### [What is needed]
Go through the listing and pick out each line with the word "LaTeX" in it.

-------------------------

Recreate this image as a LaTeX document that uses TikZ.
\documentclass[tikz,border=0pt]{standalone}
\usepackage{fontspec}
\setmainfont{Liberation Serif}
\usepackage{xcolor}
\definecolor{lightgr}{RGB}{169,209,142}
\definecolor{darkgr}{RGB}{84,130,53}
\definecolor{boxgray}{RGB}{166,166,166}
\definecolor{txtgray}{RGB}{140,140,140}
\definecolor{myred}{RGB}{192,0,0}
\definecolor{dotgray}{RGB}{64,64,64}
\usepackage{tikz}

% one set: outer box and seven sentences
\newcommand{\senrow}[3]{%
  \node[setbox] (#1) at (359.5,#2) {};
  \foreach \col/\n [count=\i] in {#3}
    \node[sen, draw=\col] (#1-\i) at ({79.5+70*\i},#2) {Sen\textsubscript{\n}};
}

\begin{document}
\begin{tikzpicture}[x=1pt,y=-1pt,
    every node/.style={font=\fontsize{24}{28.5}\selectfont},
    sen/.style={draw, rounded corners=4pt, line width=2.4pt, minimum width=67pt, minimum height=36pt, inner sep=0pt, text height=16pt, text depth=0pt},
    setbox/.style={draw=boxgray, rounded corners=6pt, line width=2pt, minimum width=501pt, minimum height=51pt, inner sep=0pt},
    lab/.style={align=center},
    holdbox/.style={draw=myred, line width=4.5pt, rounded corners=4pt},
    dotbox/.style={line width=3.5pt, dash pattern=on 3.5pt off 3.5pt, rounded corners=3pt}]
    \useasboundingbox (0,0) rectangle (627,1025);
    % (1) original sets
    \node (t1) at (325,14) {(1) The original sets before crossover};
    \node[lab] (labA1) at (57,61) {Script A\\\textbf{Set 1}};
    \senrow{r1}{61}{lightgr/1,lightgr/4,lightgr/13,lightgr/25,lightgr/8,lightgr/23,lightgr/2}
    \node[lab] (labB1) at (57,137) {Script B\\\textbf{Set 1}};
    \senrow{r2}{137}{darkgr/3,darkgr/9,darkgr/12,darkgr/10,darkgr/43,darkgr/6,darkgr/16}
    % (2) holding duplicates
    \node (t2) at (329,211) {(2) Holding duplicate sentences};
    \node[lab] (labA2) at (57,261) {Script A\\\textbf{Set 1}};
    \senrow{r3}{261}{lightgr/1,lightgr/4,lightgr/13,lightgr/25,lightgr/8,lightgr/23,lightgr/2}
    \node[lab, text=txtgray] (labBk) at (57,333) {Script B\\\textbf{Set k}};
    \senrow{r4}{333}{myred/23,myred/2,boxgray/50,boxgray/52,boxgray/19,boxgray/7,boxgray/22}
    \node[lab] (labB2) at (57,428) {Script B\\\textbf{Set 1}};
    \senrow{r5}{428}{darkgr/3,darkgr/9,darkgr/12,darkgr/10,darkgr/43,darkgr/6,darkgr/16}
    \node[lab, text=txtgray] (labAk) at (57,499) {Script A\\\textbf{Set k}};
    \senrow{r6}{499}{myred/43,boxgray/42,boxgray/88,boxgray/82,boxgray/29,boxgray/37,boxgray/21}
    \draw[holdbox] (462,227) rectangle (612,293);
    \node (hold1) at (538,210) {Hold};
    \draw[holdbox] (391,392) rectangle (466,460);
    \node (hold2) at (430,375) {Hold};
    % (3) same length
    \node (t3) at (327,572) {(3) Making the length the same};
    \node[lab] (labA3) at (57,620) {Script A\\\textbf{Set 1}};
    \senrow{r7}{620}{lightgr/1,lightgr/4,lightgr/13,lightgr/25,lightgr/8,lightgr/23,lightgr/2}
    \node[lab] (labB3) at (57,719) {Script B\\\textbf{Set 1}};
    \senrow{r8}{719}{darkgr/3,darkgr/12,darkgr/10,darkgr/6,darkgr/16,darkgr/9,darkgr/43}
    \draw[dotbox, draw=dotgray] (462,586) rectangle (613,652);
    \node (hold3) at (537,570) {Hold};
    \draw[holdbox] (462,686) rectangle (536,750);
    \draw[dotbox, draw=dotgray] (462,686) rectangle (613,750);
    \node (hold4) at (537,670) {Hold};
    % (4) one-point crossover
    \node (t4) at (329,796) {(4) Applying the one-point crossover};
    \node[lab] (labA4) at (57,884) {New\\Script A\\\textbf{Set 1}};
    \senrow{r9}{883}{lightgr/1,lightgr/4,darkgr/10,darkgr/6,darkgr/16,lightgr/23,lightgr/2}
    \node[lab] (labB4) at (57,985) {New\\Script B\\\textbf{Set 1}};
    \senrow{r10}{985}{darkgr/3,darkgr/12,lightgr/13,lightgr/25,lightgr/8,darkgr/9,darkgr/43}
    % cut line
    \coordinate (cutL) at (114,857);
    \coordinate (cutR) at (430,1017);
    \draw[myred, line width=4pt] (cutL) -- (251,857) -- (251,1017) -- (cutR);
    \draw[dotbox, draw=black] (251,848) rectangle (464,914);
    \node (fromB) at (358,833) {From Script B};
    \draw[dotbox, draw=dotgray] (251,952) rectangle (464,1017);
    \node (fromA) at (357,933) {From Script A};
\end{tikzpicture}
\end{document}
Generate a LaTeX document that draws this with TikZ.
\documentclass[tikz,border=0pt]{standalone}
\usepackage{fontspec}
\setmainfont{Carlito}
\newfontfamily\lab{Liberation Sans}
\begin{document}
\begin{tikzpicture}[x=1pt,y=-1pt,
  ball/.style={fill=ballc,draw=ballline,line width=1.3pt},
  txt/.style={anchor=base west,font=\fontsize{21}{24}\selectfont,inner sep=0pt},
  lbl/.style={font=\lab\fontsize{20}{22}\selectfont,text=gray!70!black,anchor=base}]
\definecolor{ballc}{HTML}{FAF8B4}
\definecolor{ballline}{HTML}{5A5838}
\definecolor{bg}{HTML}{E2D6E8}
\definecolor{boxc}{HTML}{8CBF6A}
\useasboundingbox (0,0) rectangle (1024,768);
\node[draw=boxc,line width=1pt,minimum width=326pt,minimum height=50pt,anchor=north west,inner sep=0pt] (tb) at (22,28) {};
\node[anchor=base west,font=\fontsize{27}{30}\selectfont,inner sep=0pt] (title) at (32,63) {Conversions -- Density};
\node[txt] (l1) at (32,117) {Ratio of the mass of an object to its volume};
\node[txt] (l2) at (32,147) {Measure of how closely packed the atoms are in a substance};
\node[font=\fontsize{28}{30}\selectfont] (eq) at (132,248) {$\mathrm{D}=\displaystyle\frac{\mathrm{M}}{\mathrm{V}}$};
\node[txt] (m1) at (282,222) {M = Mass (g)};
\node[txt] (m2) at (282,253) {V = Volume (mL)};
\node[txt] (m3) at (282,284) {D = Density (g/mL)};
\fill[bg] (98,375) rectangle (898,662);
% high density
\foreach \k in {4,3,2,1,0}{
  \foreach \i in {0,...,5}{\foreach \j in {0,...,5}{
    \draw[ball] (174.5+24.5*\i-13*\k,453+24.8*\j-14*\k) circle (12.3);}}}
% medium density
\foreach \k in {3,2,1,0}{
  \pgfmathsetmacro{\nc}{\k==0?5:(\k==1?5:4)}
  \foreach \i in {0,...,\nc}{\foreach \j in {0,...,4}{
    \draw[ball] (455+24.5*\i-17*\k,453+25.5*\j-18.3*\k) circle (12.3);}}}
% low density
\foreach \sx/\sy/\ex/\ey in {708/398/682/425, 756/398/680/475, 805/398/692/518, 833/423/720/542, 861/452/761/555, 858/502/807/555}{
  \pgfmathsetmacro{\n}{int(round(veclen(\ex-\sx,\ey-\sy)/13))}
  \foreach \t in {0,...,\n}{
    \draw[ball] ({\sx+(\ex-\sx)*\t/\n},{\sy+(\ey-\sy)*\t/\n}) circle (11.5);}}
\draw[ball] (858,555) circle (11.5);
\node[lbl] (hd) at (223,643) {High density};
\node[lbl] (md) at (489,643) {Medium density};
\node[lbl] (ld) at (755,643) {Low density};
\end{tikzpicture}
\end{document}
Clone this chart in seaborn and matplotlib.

-------------------------

### [Exercise answer]
Recreate this image as a LaTeX document that uses TikZ.
Generate a LaTeX document that draws this with TikZ.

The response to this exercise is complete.